### Short task
Copy every line of the listing that holds the string "this".

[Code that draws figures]
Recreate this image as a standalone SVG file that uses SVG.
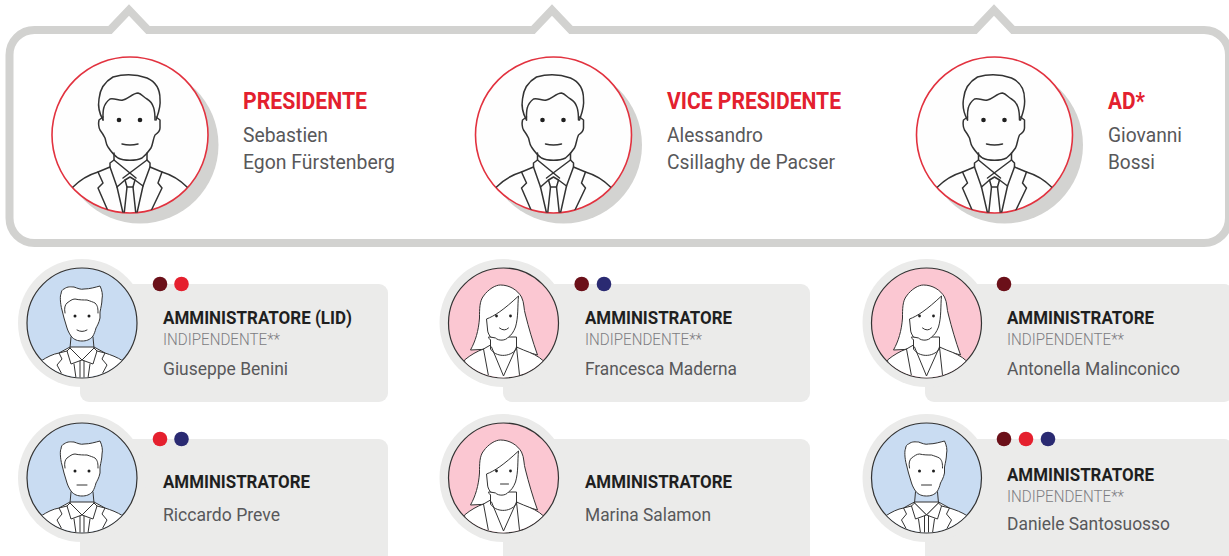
<svg xmlns="http://www.w3.org/2000/svg" xmlns:xlink="http://www.w3.org/1999/xlink" width="1229" height="556" viewBox="0 0 1229 556">
<style>
text{font-family:Roboto,"Liberation Sans",sans-serif}
.ln{fill:none;stroke:#333;stroke-width:1.5;stroke-linejoin:round;stroke-linecap:round}
.sl{fill:none;stroke:#333;stroke-width:1;stroke-linejoin:round;stroke-linecap:round}
.wf{fill:#fff;stroke:#333;stroke-width:1;stroke-linejoin:round}
.role{font-size:24px;font-weight:700;fill:#e3202e}
.name{font-size:21px;font-weight:400;fill:#58585a}
.t{font-size:18.500px;font-weight:700;fill:#1f1f1f}
.i{font-size:16.500px;font-weight:300;fill:#7d7d82}
.n{font-size:18px;font-weight:400;fill:#58585a}
.card{fill:#ebebea}
.big{fill:#fefefe;stroke:#e2323f;stroke-width:1.6}
.shadow{fill:#d3d3d1}
.dk{fill:#6b1019}.rd{fill:#e5202e}.nv{fill:#2a2a72}
.bl{fill:#c9dcf2;stroke:#333;stroke-width:1.2}
.pk{fill:#fbc7d2;stroke:#333;stroke-width:1.2}
</style>
<defs>
<clipPath id="cb"><circle r="78"/></clipPath>
<clipPath id="cs"><circle r="54.5"/></clipPath>
<g id="bigman" clip-path="url(#cb)">
<path class="ln" d="M-27-15C-31-22-32-30-31-36C-30-47-24-54-17-58C-7-61 6-61 17-57C26-53 30-46 30-36C31-28 28-21 26-15"/>
<path class="ln" d="M-27-15C-27-22-28-30-20-36C-15-37-11-34-7-35C-2-36 3-42 8-42C12-41 13-38 17-36C24-32 25-24 25-15"/>
<path class="ln" d="M-27-18L-31-15C-32-10-31-7-30-5C-27-1-26 1-25 3C-24 6-24 10-22 12C-18 18-15 21-12 23C-6 26 6 26 12 23C16 20 19 16 21 13C23 9 23 4 25 0C28-2 30-4 30-7L30-15L26-18"/>
<circle cx="-11" cy="-15" r="2.300" fill="#1f1f1f"/><circle cx="10" cy="-15" r="2.300" fill="#1f1f1f"/>
<path class="ln" d="M-8 9Q0 11 8 9"/>
<path class="ln" d="M-16 18V25L6 43M17 18V25L-7 43"/>
<path class="ln" d="M-16 25L-20 28V32L-13 52L-5 45L0 42L5 45L13 51L20 32V28L17 25"/>
<path class="ln" d="M-5 45L-3 52H3L5 45"/>
<path class="ln" d="M-3 52L-6 80M3 52L6 80M-13 52L-7 78M13 51L7 78"/>
<path class="ln" d="M-20 32L-32 37L-27 48L-32 53L-22 76M20 32L32 37L28 48L32 53L21 76"/>
<path class="ln" d="M-32 37C-42 40-50 45-57 52M32 37C42 40 50 45 57 52"/>
</g>
<g id="smallman" clip-path="url(#cs)">
<path class="wf" d="M-41 38C-35 34-29 31-23 30L-12 24H12L23 30C29 32 35 34 41 38L36 55H-36Z"/>
<path class="wf" d="M-20-13C-22-20-22-28-21-29C-21-32-19-34-18-34C-14-37-11-36-8-36C-5-35-1-33 2-34C8-34 14-36 18-37C20-33 21-28 20-24C20-20 19-16 18-11L18-5C17 0 15 3 14 5C13 9 12 11 11 13C8 17 4 18 0 18C-4 18-8 17-11 13C-13 10-14 8-15 5C-16 2-17-2-18-5Z"/>
<path class="sl" d="M-17-10C-18-15-17-18-15-20C-12-22-10-24-7-24C-3-23 2-23 5-23C8-22 11-21 13-20C16-17 16-14 16-10"/>
<path class="sl" d="M-11 14L-12 25L0 37L12 25L11 14"/>
<path class="wf" d="M-12 25L-15 28L-11 41L0 37L11 41L15 28L12 25L0 37Z"/>
<path class="sl" d="M-2 38V55M2 38V55M-8 41L-6 55M8 41L6 55"/>
<path class="sl" d="M-15 28L-23 30L-20 36L-25 42L-18 55M15 28L23 30L20 36L25 42L18 55"/>
<circle cx="-7" cy="-7" r="1.500" fill="#1f1f1f"/><circle cx="7" cy="-7" r="1.500" fill="#1f1f1f"/>
</g>
<g id="woman" clip-path="url(#cs)">
<path class="wf" d="M-33 27C-28 18-25 8-24-5C-24-14-24-22-20-27C-15-34-8-38-3-38C6-38 14-33 18-26C21-20 20-14 22-8C25 4 29 18 34 32L13 26H-13Z"/>
<path class="wf" d="M-39 37C-33 32-26 28-20 26L-13 22V17C-14 16-15 15-15 14L13 14V24L20 27C28 30 35 33 40 38L36 56H-36Z"/>
<path class="wf" d="M-13 14C-15 11-16 9-16 6L-17-4C-9-7 0-13 15-27C14-18 15-6 12 4C10 9 8 12 5 14C2 18-5 18-8 15Z"/>
<path class="sl" d="M-13 17V26C-8 34 6 35 13 26V16"/>
<path class="sl" d="M-20 26L-15 53M-12 24L0 53L13 24M13 24L16 52"/>
<circle cx="-7" cy="-7" r="1.400" fill="#1f1f1f"/><circle cx="7" cy="-7" r="1.400" fill="#1f1f1f"/>
</g>
<path id="smile" class="sl" d="M-5 7Q0 10 5 7"/>
<path id="flat" class="sl" d="M-5 7H5"/>
<path id="wsmile" class="sl" d="M-4 5Q1 9 5 5"/>
<path id="wflat" class="sl" d="M-3 6H5"/>
</defs>
<rect width="1229" height="556" fill="#fff"/>
<g id="connectors"></g>
<g id="frame">
<path d="M129 10L148 30H533L552 10L571 30H975L994 10L1013 30H1204C1218 30 1229 41 1229 55V218C1229 232 1218 243 1204 243H34.500C20.500 243 9.500 232 9.500 218V55C9.500 41 20.500 30 34.500 30H110Z" fill="#fff" stroke="#d2d2d0" stroke-width="8"/>
</g>
<g id="presidente">
<circle class="shadow" cx="140" cy="145" r="78.500"/>
<circle class="big" cx="130" cy="135" r="78"/>
<use href="#bigman" transform="translate(130 135)"/>
<text class="role" x="243" y="109" textLength="124" lengthAdjust="spacingAndGlyphs">PRESIDENTE</text>
<text class="name" x="243" y="142" textLength="85" lengthAdjust="spacingAndGlyphs">Sebastien</text>
<text class="name" x="243" y="169" textLength="152" lengthAdjust="spacingAndGlyphs">Egon Fürstenberg</text>
</g>
<g id="vice-presidente">
<circle class="shadow" cx="563.500" cy="145" r="78.500"/>
<circle class="big" cx="553.500" cy="135" r="78"/>
<use href="#bigman" transform="translate(553.500 135)"/>
<text class="role" x="667" y="109" textLength="174" lengthAdjust="spacingAndGlyphs">VICE PRESIDENTE</text>
<text class="name" x="667" y="142" textLength="96" lengthAdjust="spacingAndGlyphs">Alessandro</text>
<text class="name" x="667" y="169" textLength="168" lengthAdjust="spacingAndGlyphs">Csillaghy de Pacser</text>
</g>
<g id="ad">
<circle class="shadow" cx="1004.500" cy="145" r="78.500"/>
<circle class="big" cx="994.500" cy="135" r="78"/>
<use href="#bigman" transform="translate(994.500 135)"/>
<text class="role" x="1108" y="109" textLength="37" lengthAdjust="spacingAndGlyphs">AD*</text>
<text class="name" x="1108" y="142" textLength="74" lengthAdjust="spacingAndGlyphs">Giovanni</text>
<text class="name" x="1108" y="169" textLength="47" lengthAdjust="spacingAndGlyphs">Bossi</text>
</g>
<g id="benini">
<rect class="card" x="80" y="284" width="308" height="118" rx="9"/>
<circle class="card" cx="82" cy="323" r="64"/>
<circle class="bl" cx="82" cy="323" r="55"/>
<use href="#smallman" transform="translate(82 323)"/><use href="#smile" transform="translate(82 323)"/>
<circle class="dk" cx="160" cy="284" r="7.300"/><circle class="rd" cx="181.500" cy="284" r="7.300"/>
<text class="t" x="163" y="324" textLength="189" lengthAdjust="spacingAndGlyphs">AMMINISTRATORE (LID)</text>
<text class="i" x="163" y="345" textLength="117" lengthAdjust="spacingAndGlyphs">INDIPENDENTE**</text>
<text class="n" x="163" y="375" textLength="125" lengthAdjust="spacingAndGlyphs">Giuseppe Benini</text>
</g>
<g id="maderna">
<rect class="card" x="503" y="284" width="307" height="118" rx="9"/>
<circle class="card" cx="503.500" cy="323" r="64"/>
<circle class="pk" cx="503.500" cy="323" r="55"/>
<use href="#woman" transform="translate(503.500 323)"/><use href="#wsmile" transform="translate(503.500 323)"/>
<circle class="dk" cx="581.700" cy="284" r="7.300"/><circle class="nv" cx="604" cy="284" r="7.300"/>
<text class="t" x="585" y="324" textLength="147" lengthAdjust="spacingAndGlyphs">AMMINISTRATORE</text>
<text class="i" x="585" y="345" textLength="117" lengthAdjust="spacingAndGlyphs">INDIPENDENTE**</text>
<text class="n" x="585" y="375" textLength="152" lengthAdjust="spacingAndGlyphs">Francesca Maderna</text>
</g>
<g id="malinconico">
<rect class="card" x="925" y="284" width="308" height="118" rx="9"/>
<circle class="card" cx="926.500" cy="323" r="64"/>
<circle class="pk" cx="926.500" cy="323" r="55"/>
<use href="#woman" transform="translate(926.500 323)"/><use href="#wsmile" transform="translate(926.500 323)"/>
<circle class="dk" cx="1004" cy="284" r="7.300"/>
<text class="t" x="1007" y="324" textLength="147" lengthAdjust="spacingAndGlyphs">AMMINISTRATORE</text>
<text class="i" x="1007" y="345" textLength="117" lengthAdjust="spacingAndGlyphs">INDIPENDENTE**</text>
<text class="n" x="1007" y="375" textLength="173" lengthAdjust="spacingAndGlyphs">Antonella Malinconico</text>
</g>
<g id="preve">
<rect class="card" x="80" y="439" width="308" height="125" rx="9"/>
<circle class="card" cx="82" cy="478" r="64"/>
<circle class="bl" cx="82" cy="478" r="55"/>
<use href="#smallman" transform="translate(82 478)"/><use href="#flat" transform="translate(82 478)"/>
<circle class="rd" cx="160" cy="439" r="7.300"/><circle class="nv" cx="181.500" cy="439" r="7.300"/>
<text class="t" x="163" y="488" textLength="147" lengthAdjust="spacingAndGlyphs">AMMINISTRATORE</text>
<text class="n" x="163" y="521" textLength="117" lengthAdjust="spacingAndGlyphs">Riccardo Preve</text>
</g>
<g id="salamon">
<rect class="card" x="503" y="439" width="307" height="125" rx="9"/>
<circle class="card" cx="503.500" cy="478" r="64"/>
<circle class="pk" cx="503.500" cy="478" r="55"/>
<use href="#woman" transform="translate(503.500 478)"/><use href="#wflat" transform="translate(503.500 478)"/>
<text class="t" x="585" y="488" textLength="147" lengthAdjust="spacingAndGlyphs">AMMINISTRATORE</text>
<text class="n" x="585" y="521" textLength="126" lengthAdjust="spacingAndGlyphs">Marina Salamon</text>
</g>
<g id="santosuosso">
<rect class="card" x="925" y="439" width="308" height="125" rx="9"/>
<circle class="card" cx="926.500" cy="478" r="64"/>
<circle class="bl" cx="926.500" cy="478" r="55"/>
<use href="#smallman" transform="translate(926.500 478)"/><use href="#flat" transform="translate(926.500 478)"/>
<circle class="dk" cx="1004" cy="439" r="7.300"/><circle class="rd" cx="1026" cy="439" r="7.300"/><circle class="nv" cx="1048" cy="439" r="7.300"/>
<text class="t" x="1007" y="481" textLength="147" lengthAdjust="spacingAndGlyphs">AMMINISTRATORE</text>
<text class="i" x="1007" y="502" textLength="117" lengthAdjust="spacingAndGlyphs">INDIPENDENTE**</text>
<text class="n" x="1007" y="530" textLength="163" lengthAdjust="spacingAndGlyphs">Daniele Santosuosso</text>
</g>
</svg>
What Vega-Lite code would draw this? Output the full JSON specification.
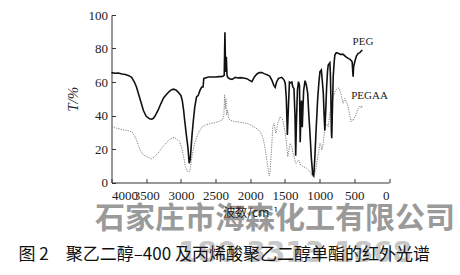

### The reply
Recreate this image as a standalone SVG file that uses SVG.
What Vega-Lite code would draw this? Output the full JSON specification.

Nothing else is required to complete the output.